Cape May Diaries

 

2- Making preparations

 

 

            In 1990, our landladies boasted of Cape May's bed and breakfast establishments, but we were a little wary of those kinds of places. Many, we met later, found attractive what Joel Lewis called "communal living and formal conversation." We did not. The whole idea that we should feel as if we were staying at someone else's house appalled us, giving us the dreadful sense that we would be imposing.

            For some people -- like us -- travel needs the edge of the remote, that cold sense of strange places where we can maintain our distance from other people, picking and choosing those moments when we wish to engage others in conversation. What we wanted was a place that would provide us with access to the local scene without intimate contact with strangers.

            This became a problem for us at a distance. While the Bed and Breakfast places in Cape May had a fine reputation -- as we learned later -- many of the ordinary establishment had renamed themselves in a fashion to fit the Victorian nature of the place. During this pre-internet era, we had to either call around to ask or rely on our intuition to steer clear of the more intimate places. In this case, AAA of Northern New Jersey came in handy.

            For several years I had paid dues to AAA as a kind of insurance policy against roadside breakdowns. Several such disasters had made me wary of extended travel, even as far as my best friend's house near Mt. Arlington in northwestern, New Jersey. But only as we began to plan our trip south did it occur to me that we might make use of AAA's other field of expertise, taking advantage of its book laden with recommended food and lodging establishments.

            We knew from a guidebook on shore resorts which honeyed atmospheric establishments to avoid such as the bed and breakfast places like "The Abbey" or "The Brass Bed," AAA gave us a list against which to compare. Once we had cut the choices down to a manageable number, we could call and inquire about the details.

            Although we did not know it at the time, the roots of the Bed and Breakfast tradition seemed to go back to when then Cape Isle began as a summer resort. People fresh off the schooners from Philadelphia found only a handful of taverns to accommodate them, the earliest of these was a tavern owned by Ellis Hughes that later evolved into the Atlantic Hotel, who competed against Ephrim and Mary Mill, who ran an establishment called "The Mills." These -- in contrast to the brightly painted Victorian cottages that you might find there sixty years later -- were largely unpainted wooden structures whose wood had turned gray from constant contact with salt air.
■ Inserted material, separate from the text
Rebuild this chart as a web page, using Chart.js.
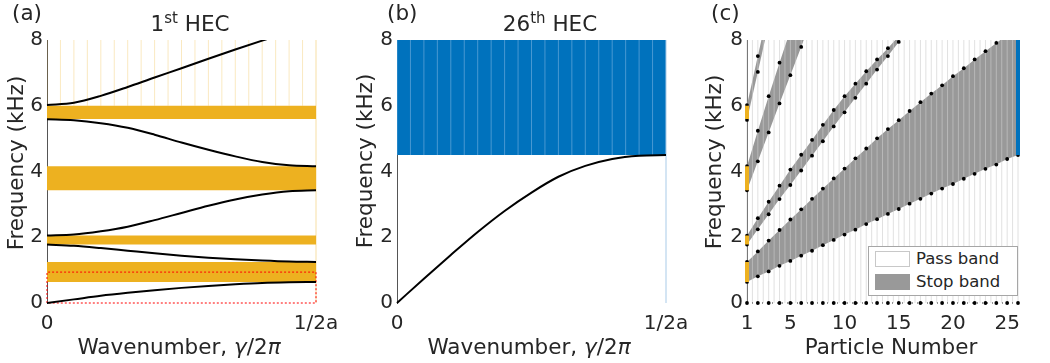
<!DOCTYPE html>
<html lang="en">
<head>
<meta charset="UTF-8">
<title>HEC band structure</title>
<script src="https://cdn.jsdelivr.net/npm/chart.js"></script>
<style>
  body { margin: 0; background: #fff; font-family: "DejaVu Sans", sans-serif; color: #262626; }
  #wrap { position: relative; width: 1050px; height: 363px; overflow: hidden; }
  canvas { position: absolute; top: 0; }
  .lbl { position: absolute; font-size: 21.5px; line-height: 22px; white-space: nowrap; }
  .ctr { text-align: center; }
  .ylab { position: absolute; width: 220px; height: 22px; font-size: 21.5px; line-height: 22px;
          text-align: center; white-space: nowrap; transform: rotate(-90deg); }
  sup { font-size: 15px; line-height: 0; vertical-align: 8px; }
  #legend { position: absolute; left: 868px; top: 246px; width: 148px; height: 48px;
            border: 1px solid #a6a6a6; background: #fff; font-size: 16.5px; }
  #legend .row { position: absolute; left: 6px; height: 16px; line-height: 16px; }
  #legend .sw { display: inline-block; width: 33px; height: 14px; vertical-align: top; margin-right: 6px; }
</style>
</head>
<body>
<div id="wrap">
  <canvas id="chartA" width="350" height="363" style="left:0"></canvas>
  <canvas id="chartB" width="350" height="363" style="left:350px"></canvas>
  <canvas id="chartC" width="355" height="363" style="left:695px"></canvas>

  <div class="lbl" style="left:12px; top:2px">(a)</div>
  <div class="lbl" style="left:387px; top:2px">(b)</div>
  <div class="lbl" style="left:711px; top:2px">(c)</div>

  <div class="lbl ctr" style="left:90px; width:200px; top:13px">1<sup>st</sup> HEC</div>
  <div class="lbl ctr" style="left:450px; width:200px; top:13px">26<sup>th</sup> HEC</div>

  <div class="lbl ctr" style="left:29px; width:300px; top:336px">Wavenumber, <i>γ</i>/2<i>π</i></div>
  <div class="lbl ctr" style="left:379px; width:300px; top:336px">Wavenumber, <i>γ</i>/2<i>π</i></div>
  <div class="lbl ctr" style="left:741px; width:300px; top:336px">Particle Number</div>

  <div class="ylab" style="left:-94px; top:152px">Frequency (kHz)</div>
  <div class="ylab" style="left:255px; top:150px">Frequency (kHz)</div>
  <div class="ylab" style="left:604px; top:151px">Frequency (kHz)</div>

  <div id="legend">
    <div class="row" style="top:4px"><span class="sw" style="background:#fff; border:1px solid #c8c8c8"></span>Pass band</div>
    <div class="row" style="top:27px"><span class="sw" style="background:#999; border:1px solid #999"></span>Stop band</div>
  </div>
</div>

<script>
  // ---- (a) dispersion of the 1st HEC ----
  const kA = [0, 0.05, 0.1, 0.15, 0.2, 0.25, 0.3, 0.35, 0.4, 0.45, 0.5];
  const band1 = [0, 0.11, 0.22, 0.31, 0.39, 0.46, 0.52, 0.57, 0.61, 0.63, 0.64];
  const band2 = [1.78, 1.74, 1.67, 1.59, 1.51, 1.44, 1.38, 1.33, 1.29, 1.26, 1.25];
  const band3 = [2.05, 2.08, 2.18, 2.32, 2.52, 2.74, 2.96, 3.15, 3.30, 3.40, 3.43];
  const band4 = [5.59, 5.56, 5.47, 5.33, 5.12, 4.88, 4.66, 4.46, 4.29, 4.19, 4.16];
  const band5 = [6.02, 6.09, 6.30, 6.57, 6.86, 7.14, 7.43, 7.71, 7.98, 8.24, 8.48];
  const gapLo1 = [0.64, 1.78, 3.43, 5.60];
  const gapHi1 = [1.25, 2.05, 4.16, 6.00];
  const boxTop = 0.94;

  // ---- (b) dispersion of the 26th HEC ----
  const band26 = [0, 0.74, 1.46, 2.16, 2.80, 3.36, 3.84, 4.17, 4.38, 4.48, 4.50];
  const gapLo26 = 4.5;

  // ---- (c) stop bands vs particle number ----
  const particle = [1, 2, 3, 4, 5, 6, 7, 8, 9, 10, 11, 12, 13, 14, 15, 16, 17, 18, 19, 20, 21, 22, 23, 24, 25, 26];
  const zeroF = [0, 0, 0, 0, 0, 0, 0, 0, 0, 0, 0, 0, 0, 0, 0, 0, 0, 0, 0, 0, 0, 0, 0, 0, 0, 0];
  const stopA_lo = [0.64, 0.81, 0.96, 1.13, 1.28, 1.44, 1.59, 1.76, 1.92, 2.08, 2.23, 2.40, 2.55,
                    2.71, 2.86, 3.02, 3.17, 3.33, 3.48, 3.62, 3.78, 3.93, 4.08, 4.21, 4.38, 4.50];
  const stopA_hi = [1.25, 1.57, 1.90, 2.22, 2.54, 2.85, 3.17, 3.48, 3.79, 4.09, 4.40, 4.70, 5.01,
                    5.29, 5.56, 5.84, 6.11, 6.37, 6.62, 6.90, 7.14, 7.41, 7.66, 7.91, 8.15, 8.40];
  const stopB_lo = [1.78, 2.24, 2.70, 3.16, 3.59, 4.03, 4.48, 4.92, 5.37, 5.80, 6.24, 6.67, 7.10, 7.51, 7.94, 8.35];
  const stopB_hi = [2.05, 2.58, 3.08, 3.57, 4.06, 4.51, 4.96, 5.42, 5.87, 6.29, 6.67, 7.05, 7.41, 7.75, 8.12, 8.50];
  const stopC_lo = [3.43, 4.31, 5.19, 6.07, 6.93, 7.79, 8.70];
  const stopC_hi = [4.16, 5.24, 6.29, 7.31, 8.30, 9.30, 10.30];
  const stopD_lo = [5.57, 7.03, 8.50];
  const stopD_hi = [6.02, 7.51, 9.00];

  const kTicks = [0, 0.5];
  const kLabels = ['0', '1/2a'];
  const nTicks = [1, 5, 10, 15, 20, 25];

  const FONT = '"DejaVu Sans", sans-serif';
  const TXT = '#262626';
  const ORANGE = '#EDB120';
  const BLUE = '#0072BD';
  const GREY = '#999999';
  const SIDES = { left: 4, right: 4, top: 0, bottom: 4 };

  function pts(xs, ys) {
    return ys.map((y, i) => ({ x: xs[i], y: y }));
  }

  // thin vertical rendering stripes (texture only)
  function vlines(x0, x1, step, y0, y1) {
    const out = [];
    for (let x = x0; x <= x1 + 1e-9; x += step) {
      out.push({ x: x, y: y0 }, { x: x, y: y1 }, { x: x, y: null });
    }
    return out;
  }

  function curve(xs, ys) {
    return { data: pts(xs, ys), borderColor: '#000', borderWidth: 2, pointRadius: 0,
             cubicInterpolationMode: 'monotone', fill: false, order: 1, clip: SIDES };
  }

  function yAxis(w) {
    return {
      type: 'linear', min: 0, max: 8,
      ticks: { stepSize: 2, padding: 4, color: TXT, font: { family: FONT, size: 20 } },
      grid: { display: false, drawTicks: false },
      border: { display: true, color: '#555', width: 1 },
      afterFit: s => { s.width = w; }
    };
  }

  function xAxis(min, max, ticks, labels) {
    return {
      type: 'linear', min: min, max: max,
      afterBuildTicks: s => { s.ticks = ticks.map(v => ({ value: v })); },
      ticks: {
        padding: 9, color: TXT, maxRotation: 0, autoSkip: false,
        font: { family: FONT, size: 20 },
        callback: v => labels ? labels[ticks.indexOf(v)] : String(v)
      },
      grid: { display: false, drawTicks: false },
      border: { display: false },
      afterFit: s => { s.height = 60; }
    };
  }

  function baseOptions(x, y, pad) {
    return {
      responsive: false, animation: false, events: [],
      layout: { padding: pad },
      scales: { x: x, y: y },
      plugins: { legend: { display: false }, tooltip: { enabled: false },
                 filler: { drawTime: 'beforeDatasetsDraw' } }
    };
  }

  // ---------- panel (a) ----------
  const dsA = [];
  gapLo1.forEach((lo, i) => {
    dsA.push({ data: pts(kTicks, [gapHi1[i], gapHi1[i]]), borderColor: 'rgba(0,0,0,0)', borderWidth: 1,
               backgroundColor: ORANGE, fill: { value: lo }, pointRadius: 0, order: 5 });
  });
  dsA.push({ data: vlines(0, 0.5, 0.025, 6, 8), borderColor: 'rgba(237,177,32,0.28)', borderWidth: 1,
             pointRadius: 0, fill: false, order: 4 });
  dsA.push({ data: [{ x: 0.5, y: 0 }, { x: 0.5, y: 8 }], borderColor: 'rgba(237,177,32,0.4)', borderWidth: 1,
             pointRadius: 0, fill: false, order: 4, clip: SIDES });
  dsA.push({ data: [{ x: 0, y: 0 }, { x: 0, y: boxTop }, { x: 0.5, y: boxTop }, { x: 0.5, y: 0 }, { x: 0, y: 0 }],
             borderColor: '#ff0000', borderWidth: 1, borderDash: [2, 2], pointRadius: 0, fill: false,
             order: 2, clip: SIDES });
  [band1, band2, band3, band4, band5].forEach(b => dsA.push(curve(kA, b)));

  new Chart(document.getElementById('chartA'), {
    type: 'line',
    data: { datasets: dsA },
    options: baseOptions(xAxis(0, 0.5, kTicks, kLabels), yAxis(47), { left: 0, right: 34, top: 40, bottom: 0 })
  });

  // ---------- panel (b) ----------
  const dsB = [
    { data: pts(kTicks, [8.5, 8.5]), borderColor: 'rgba(0,0,0,0)', borderWidth: 1,
      backgroundColor: BLUE, fill: { value: gapLo26 }, pointRadius: 0, order: 5 },
    { data: vlines(0, 0.5, 0.025, gapLo26, 8), borderColor: 'rgba(160,200,235,0.45)', borderWidth: 1,
      pointRadius: 0, fill: false, order: 4 },
    { data: [{ x: 0.5, y: 0 }, { x: 0.5, y: 8 }], borderColor: '#a9cbe8', borderWidth: 1,
      pointRadius: 0, fill: false, order: 4, clip: SIDES },
    curve(kA, band26)
  ];

  new Chart(document.getElementById('chartB'), {
    type: 'line',
    data: { datasets: dsB },
    options: baseOptions(xAxis(0, 0.5, kTicks, kLabels), yAxis(47), { left: 0, right: 34, top: 40, bottom: 0 })
  });

  // ---------- panel (c) ----------
  function wedge(lo, hi) {
    const n = particle.slice(0, lo.length);
    const common = { borderColor: 'rgba(0,0,0,0)', borderWidth: 1, pointRadius: 1.9,
                     pointBackgroundColor: '#000', pointBorderWidth: 0, order: 3, clip: SIDES };
    return [
      Object.assign({ data: pts(n, lo), fill: false }, common),
      Object.assign({ data: pts(n, hi), fill: '-1', backgroundColor: GREY }, common)
    ];
  }

  const dsC = [];
  dsC.push({ data: vlines(1, 26, 0.5, 0, 8), borderColor: 'rgba(205,205,205,0.6)', borderWidth: 1,
             pointRadius: 0, fill: false, order: 6, clip: SIDES });
  dsC.push(...wedge(stopA_lo, stopA_hi));
  dsC.push(...wedge(stopB_lo, stopB_hi));
  dsC.push(...wedge(stopC_lo, stopC_hi));
  dsC.push(...wedge(stopD_lo, stopD_hi));
  dsC.push({ data: pts(particle, zeroF), borderColor: '#333', borderWidth: 1, borderDash: [1, 4],
             pointRadius: 1.9, pointBackgroundColor: '#000', pointBorderWidth: 0, fill: false,
             order: 2, clip: SIDES });
  const seg1 = [];
  gapLo1.forEach((lo, i) => seg1.push({ x: 1, y: lo }, { x: 1, y: gapHi1[i] }, { x: 1, y: null }));
  dsC.push({ data: seg1, borderColor: ORANGE, borderWidth: 4, pointRadius: 0, fill: false,
             order: 1, clip: SIDES });
  dsC.push({ data: [{ x: 26, y: gapLo26 }, { x: 26, y: 8.5 }], borderColor: BLUE, borderWidth: 4,
             pointRadius: 0, fill: false, order: 1, clip: SIDES });

  new Chart(document.getElementById('chartC'), {
    type: 'line',
    data: { datasets: dsC },
    options: baseOptions(xAxis(1, 26, nTicks, null), yAxis(52), { left: 0, right: 32, top: 40, bottom: 0 })
  });
</script>
</body>
</html>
            At best, these two places put up three dozen people at a time, leaving others to make their own arrangements in private homes. Although eager for money, early Cape Isle homeowners seemed relieved when the summer season ended and the flocks of tourists migrated back to their winter residences. Many locals took on a kind of clannishness, a mentality that lingers there even today, when after the three million summer time visitors vanish and the small community of 5,000 returns to normal.

            The character of the tourist, of course, differed from those who seem to seek the sea today. With Cape May at the height of fashion, many of the most spoiled people came to the Cape to summer, carrying on in a manner many locals found outrageous, the symbolic characters that would later mark young professionals of "the roaring twenties" and the even more outrageous 1980s. For all its fashionable attraction, Cape May seemed endowed with practical values that had arrived with the Quakers and Whalers who first set up residence there, men and women -- some of whom were the direct relations to those arriving in America on the Mayflower -- endowed with a sense of survival that put up with, but did not totally accept the frivolous attitudes of their visitors.

            A sense of other-worldliness seemed to hover over the heads of those who lived full time in Cape May, the way such a sense does over most people who spend their lives in little towns. In some ways, Cape May struggles with its sense of identity as it becomes more and more popular, dealing with little town concerns and its sense of community, both of which come under siege each summer when more than three million tourists arrive. In the decade of our traveling south, we routinely encountered in these residents a wary friendliness, as if those who rented us our room or made our beds or issued us our breakfast expected the worst in us to emerge at any moment.

            We called one of the places based vaguely on a map and the name. Calculating the off-season, holiday weekend cost of our room was chore. The inn keeper was never rude or deliberately condescending. Hers' was the same impatience of tone I had come across with various tradesmen over the years, which did not view their craft as complicated or mysterious, and failed to perceive why other people did.

            With that settled, I offered to pay the bill in full over the phone by credit card.

            "We don't take credit cards," she said.

            "You mean over the telephone?"

            "Not at all."

            Although this changed over the next decade, the initial restriction haunted me, echoing that small town distrust for the city slicker. Or perhaps, the restriction reflected some of the more basic human stock upon which Cape May was built, Quakers and Puritans, struggling against the tides and circumstance to build a community on a land mass that was mostly water, learning to fill in swamp to provide more ground upon which to till or raise cattle, learning to ignore the thousand and one schemers that continually washed up on their shores with plans to make money.

            "What about a check?" I asked, wondering whether I would have to wire cash. Or did they not believe in the telegraph down there?

            A check would be fine, she said, as long as it cleared her bank well before we arrived. Although the phone conversation did make us wonder what it was we might expect when we finally reached Cape May’s shores.